Citi forecasts prices dropping to $US90 a tonne in the fourth quarter before bouncing to $US120 a tonne by the middle of 2022, leaving prices at an average of $US106 a tonne next year.
“This assumes strict Chinese production cuts until the February 2022 Winter Olympic Games and gradual loosening of cuts afterwards,” says Citi’s McTaggart.
“We expect the market to stay in surplus in 2022 and 2023 based on planned supply increases and a lack of demand growth, though the scale of the surplus may shrink into the second half of 2022 amid a sequential bounce in Chinese steel demand.”
RBC lowered its 2022 average iron ore price projection by 31 per cent to $US75 a tonne, saying it also expects a surplus next year.
The outlook for gold isn’t as promising, with brokers projecting lower prices on the back of central bank tapering and rising real bond yields.

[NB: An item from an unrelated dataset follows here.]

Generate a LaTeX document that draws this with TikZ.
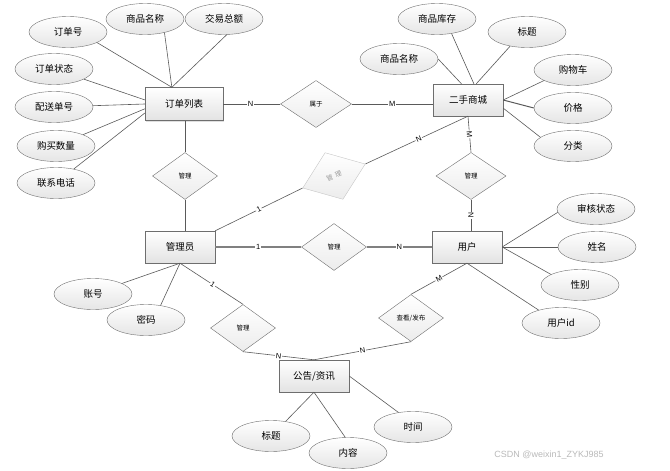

The precious metal spent the third quarter predominantly between $US1750 and $US1830 an ounce. It was weighed down by a strong US dollar and rising real rates but safe-haven demand and inflation concerns put a floor under the price.
Morgan Stanley expects the US Federal Reserve to taper its asset purchases in November, and sees the possibility of an interest rate hike by as early as December next year.
“This drives upside to real yields and the US dollar, both headwinds for gold prices,” says Van Straaten.
The broker calls gold falling to $US1725 an ounce in the fourth quarter this year and $US1621 an ounce next year.
RBC concurs, anticipating prices to fall to $US1700 an ounce next year. “With central banks globally tapering and first rate increase expectations in the US set for the fourth quarter next year, we have retained our declining price forecast,” says RBC’s Australian metals and mining equity analyst, Kaan Peker.